It wasn't until this morning that I had a chance to look at John Lam and Jim Hugunin present on the DLR at Mix. My response is a mixture of giddiness and shock - appropriate I hope for a programming language geek like me. Lam begins the presentation by writing a "simple" application with a mixture of C# (an onscreen button), with its click event handled in Ruby, obtaining parameters from Visual Basic and making a call to a Javascript function. Hugunin is not to be outdone: he follows up with an animation library he has written and his own mixture of onscreen manipulation with a mix of Python, Visual Basic, Javascript, and Ruby.

This is the part of Silverlight that I can grok as a developer of nary so flashy (pun intended) as much as practical pieces of software. The ability to put so many languages in concert, the development experience as text-based and interactive (edit text and refresh just like you do with HTML), and the cross platform support make my mind swim with potential uses. The fact that their demonstration was on a Mac was a brash in the best sense: it's a level of confidence that's not based on arrogance, but preference (Lam presented on a Macbook pro at Teched last year).

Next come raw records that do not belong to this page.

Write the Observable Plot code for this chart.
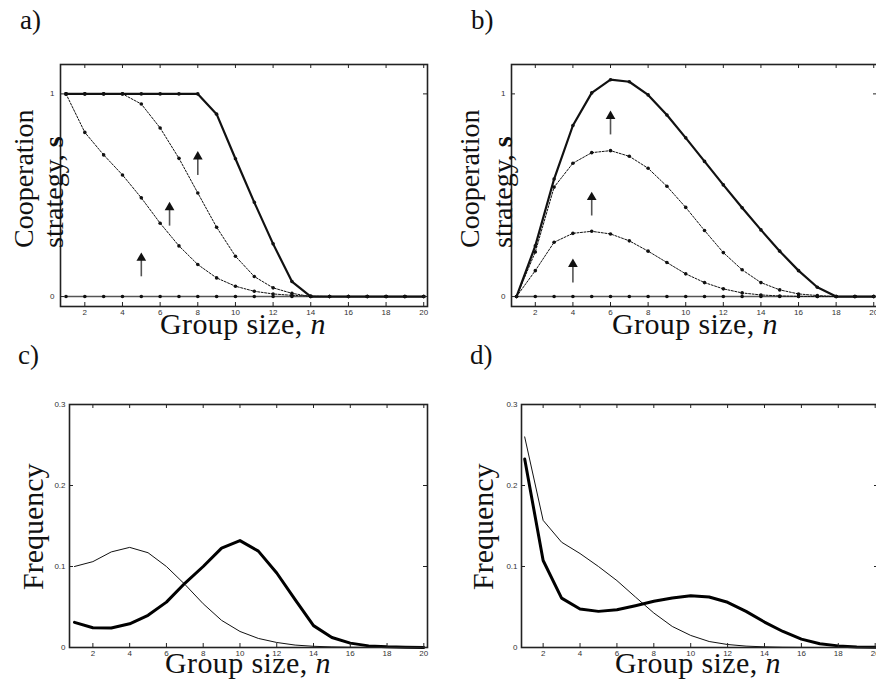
<!DOCTYPE html>
<html><head><meta charset="utf-8">
<script src="https://cdn.jsdelivr.net/npm/d3@7"></script>
<script src="https://cdn.jsdelivr.net/npm/@observablehq/plot@0.6"></script>
<style>
html,body{margin:0;padding:0;overflow:hidden;background:#fff;width:876px;height:682px}
#wrap{position:relative;width:876px;height:682px;overflow:hidden;background:#fff}
.panel{position:absolute}
#overlay{position:absolute;left:0;top:0;pointer-events:none}
</style></head><body><div id="wrap"></div>
<script>
// ---------- data ----------
const groupSize = [1,2,3,4,5,6,7,8,9,10,11,12,13,14,15,16,17,18,19,20];
const xTicks = [2,4,6,8,10,12,14,16,18,20];
const yTicksS = [0,1];
const yTicksF = [0,0.1,0.2,0.3];

// panel a) cooperation strategy
const aTop  = [1,1,1,1,1,1,1,1,0.90,0.68,0.465,0.26,0.074,0,0,0,0,0,0,0];
const aMid  = [1,1,1,1,0.95,0.832,0.682,0.511,0.342,0.199,0.099,0.043,0.016,0,0,0,0,0,0,0];
const aLow  = [1,0.81,0.699,0.60,0.487,0.362,0.25,0.158,0.092,0.051,0.026,0.013,0.006,0.002,0,0,0,0,0,0];
const aZero = [0,0,0,0,0,0,0,0,0,0,0,0,0,0,0,0,0,0,0,0];
const aArrowX  = [5, 6.5, 8];
const aArrowY1 = [0.10, 0.35, 0.60];
const aArrowY2 = [0.20, 0.45, 0.70];

// panel b)
const bTop  = [0,0.25,0.58,0.844,1.005,1.07,1.06,0.995,0.896,0.783,0.667,0.551,0.438,0.329,0.224,0.128,0.046,0,0,0];
const bMid  = [0,0.22,0.54,0.658,0.71,0.72,0.692,0.633,0.544,0.44,0.326,0.217,0.132,0.069,0.033,0.013,0.005,0,0,0];
const bLow  = [0,0.128,0.268,0.312,0.322,0.309,0.275,0.224,0.168,0.112,0.069,0.038,0.018,0.008,0.003,0.001,0,0,0,0];
const bZero = [0,0,0,0,0,0,0,0,0,0,0,0,0,0,0,0,0,0,0,0];
const bArrowX  = [4, 5, 6];
const bArrowY1 = [0.07, 0.40, 0.80];
const bArrowY2 = [0.17, 0.50, 0.90];

// panel c) frequency
const cThin  = [0.100,0.106,0.118,0.1236,0.117,0.100,0.078,0.054,0.0335,0.0198,0.0112,0.0062,0.003,0.0015,0.0007,0.0003,0.0001,0,0,0];
const cThick = [0.031,0.0244,0.024,0.0293,0.0397,0.056,0.0793,0.100,0.1227,0.132,0.119,0.092,0.059,0.027,0.0124,0.0054,0.002,0.0008,0.0003,0.0001];
// panel d)
const dThin  = [0.260,0.157,0.130,0.116,0.100,0.0826,0.0624,0.0426,0.026,0.0149,0.0074,0.0037,0.0017,0.0008,0.0003,0.0001,0,0,0,0];
const dThick = [0.2326,0.1074,0.061,0.0475,0.0446,0.0467,0.0516,0.057,0.061,0.064,0.0624,0.0558,0.0446,0.0314,0.0198,0.0103,0.0046,0.002,0.0007,0.0002];

// ---------- helpers ----------
const rows = s => groupSize.map((n,i) => ({n, v: s[i]}));
const arrows = (xs, y1s, y2s) => xs.map((x,i) => ({x, y1: y1s[i], y2: y2s[i]}));
const wrap = document.getElementById("wrap");

function panel(cfg) {
  const {left, top, width, height, ml, mr, mt, mb, xDomain, yDomain, yTicks, yPad, marks} = cfg;
  const fw = width - ml - mr, fh = height - mt - mb;
  const ink = "#222";
  const p = Plot.plot({
    width, height, marginLeft: ml, marginRight: mr, marginTop: mt, marginBottom: mb,
    x: {domain: xDomain},
    y: {domain: yDomain},
    style: {fontFamily: "'Liberation Sans', Arial, sans-serif", fontSize: "8px", background: "transparent", overflow: "visible", color: "#333"},
    marks: [
      ...marks,
      Plot.tickX(xTicks, {x: d => d, insetTop: fh - 4, stroke: ink, strokeWidth: 1}),
      Plot.tickX(xTicks, {x: d => d, insetBottom: fh - 4, stroke: ink, strokeWidth: 1}),
      Plot.tickY(yTicks, {y: d => d, insetRight: fw - 4, stroke: ink, strokeWidth: 1}),
      Plot.tickY(yTicks, {y: d => d, insetLeft: fw - 4, stroke: ink, strokeWidth: 1}),
      Plot.axisX(xTicks, {anchor: "bottom", tickSize: 0, tickPadding: 3, fontSize: 8, fill: "#333", label: null, tickFormat: d => String(d)}),
      Plot.axisY(yTicks, {anchor: "left", tickSize: 0, tickPadding: yPad, fontSize: 8, fill: "#333", label: null, tickFormat: d => String(d)}),
      Plot.frame({stroke: ink, strokeWidth: 1.6})
    ]
  });
  p.classList.add("panel");
  p.style.left = left + "px";
  p.style.top = top + "px";
  wrap.appendChild(p);
}

const dashed = s => Plot.line(rows(s), {x: "n", y: "v", stroke: "#111", strokeWidth: 1, strokeDasharray: "2,1.5"});
const dots = s => Plot.dot(rows(s), {x: "n", y: "v", r: 1.8, fill: "#111", stroke: "none"});
const arrowMarks = a => [
  Plot.link(a, {x1: "x", x2: "x", y1: "y1", y2: "y2", stroke: "#555", strokeWidth: 1.6}),
  Plot.dot(a, {x: "x", y: "y2", symbol: "triangle", r: 3.6, fill: "#111", stroke: "none", dy: 2})
];

// a)
panel({left: 0, top: 40, width: 440, height: 300, ml: 60, mr: 13, mt: 24, mb: 34,
  xDomain: [0.708, 20.2], yDomain: [-0.049, 1.145], yTicks: yTicksS, yPad: 6,
  marks: [
    Plot.line(rows(aZero), {x: "n", y: "v", stroke: "#555", strokeWidth: 1.6}),
    dashed(aLow), dashed(aMid),
    Plot.line(rows(aTop), {x: "n", y: "v", stroke: "#111", strokeWidth: 2.2}),
    dots(aZero), dots(aLow), dots(aMid), dots(aTop),
    ...arrowMarks(arrows(aArrowX, aArrowY1, aArrowY2))
  ]});

// b)
panel({left: 440, top: 40, width: 440, height: 300, ml: 71, mr: 3, mt: 24, mb: 34,
  xDomain: [0.734, 20.2], yDomain: [-0.049, 1.145], yTicks: yTicksS, yPad: 6,
  marks: [
    Plot.line(rows(bZero), {x: "n", y: "v", stroke: "#555", strokeWidth: 1.6}),
    dashed(bLow), dashed(bMid),
    Plot.line(rows(bTop), {x: "n", y: "v", stroke: "#111", strokeWidth: 2.2}),
    dots(bZero), dots(bLow), dots(bMid), dots(bTop),
    ...arrowMarks(arrows(bArrowX, bArrowY1, bArrowY2))
  ]});

// c)
panel({left: 0, top: 370, width: 440, height: 312, ml: 69, mr: 13, mt: 34, mb: 35,
  xDomain: [0.728, 20.2], yDomain: [0, 0.3], yTicks: yTicksF, yPad: 4,
  marks: [
    Plot.line(rows(cThin), {x: "n", y: "v", stroke: "#111", strokeWidth: 1}),
    Plot.line(rows(cThick), {x: "n", y: "v", stroke: "#000", strokeWidth: 3})
  ]});

// d)
panel({left: 440, top: 370, width: 440, height: 312, ml: 81, mr: 2, mt: 34, mb: 35,
  xDomain: [0.827, 20.18], yDomain: [0, 0.3], yTicks: yTicksF, yPad: 4,
  marks: [
    Plot.line(rows(dThin), {x: "n", y: "v", stroke: "#111", strokeWidth: 1}),
    Plot.line(rows(dThick), {x: "n", y: "v", stroke: "#000", strokeWidth: 3})
  ]});

// ---------- text overlay ----------
const svg = d3.create("svg").attr("id", "overlay").attr("width", 876).attr("height", 682)
  .style("font-family", "'Liberation Serif', 'Times New Roman', serif").style("fill", "#111");

const panelLetters = [{t: "a)", x: 20, y: 29}, {t: "b)", x: 471, y: 29}, {t: "c)", x: 18, y: 364}, {t: "d)", x: 470, y: 364}];
panelLetters.forEach(d => svg.append("text").attr("x", d.x).attr("y", d.y).attr("font-size", 27).text(d.t));

function xLabel(cx, by) {
  const t = svg.append("text").attr("x", cx).attr("y", by).attr("text-anchor", "middle")
    .attr("font-size", 30).attr("letter-spacing", "0.4px");
  t.append("tspan").text("Group size, ");
  t.append("tspan").attr("font-style", "italic").text("n");
}
xLabel(243, 334); xLabel(695, 334); xLabel(248, 673); xLabel(698, 673);

function coopLabel(x1, x2) {
  svg.append("text").attr("transform", `translate(${x1},248) rotate(-90)`).attr("font-size", 28).text("Cooperation");
  const t = svg.append("text").attr("transform", `translate(${x2},248) rotate(-90)`).attr("font-size", 28);
  t.append("tspan").text("strategy, ");
  t.append("tspan").attr("font-weight", "bold").text("s");
}
coopLabel(33, 63); coopLabel(479, 512);

function freqLabel(x) {
  svg.append("text").attr("transform", `translate(${x},590) rotate(-90)`).attr("font-size", 30).text("Frequency");
}
freqLabel(43); freqLabel(493);

wrap.appendChild(svg.node());
</script></body></html>
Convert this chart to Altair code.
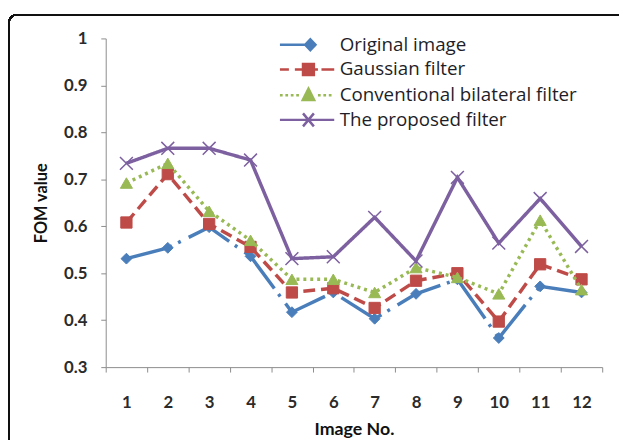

I was fortunate enough to meet John Lam at TechEd last year (I have this problem of "freezing up" when I meet people I respect as much as that - all my questions/ability to speak vanishes) and had I the foresight I'd have asked what his thoughts are on Perl. The dynamic languages Microsoft is supporting initially seem like smart choices and certain languages like Smalltalk may not be popular enough for them to justify an implementation. But Perl? I would have thought it would make the cut. I understand that it could be a syntactically difficult language but there are features in Javascript such as handling parameters on functions that seem to be on that order of magnitude in difficulty.

Although the Perl community is tremendous, it seems as fractured as 3rd century Rome. But that being said it's possible that either one of the monks or a clever company will start a project that makes it another language in the DLR family.

Or maybe I'll start a PerlCLR project and get hired by the b0rg. Not even in my dreams do I have skills like that ...



Quite a few people have commented on the absence of an "IronPerl". As a Perl fan, this disappoints me too but it is hardly surprising given the fiasco that Perl 6 appears to have become! No one seems to know where the language is heading any more so that might have convinced Microsoft to ignore it! Think of all the classical VB programmers either left stranded by, or struggling with, the .NET incarnation of that old workhorse! The situation with Perl appears a lot worse, I'm reluctant to even buy a Perl book these days in case Perl 6 does finally arrive and renders it obsolete.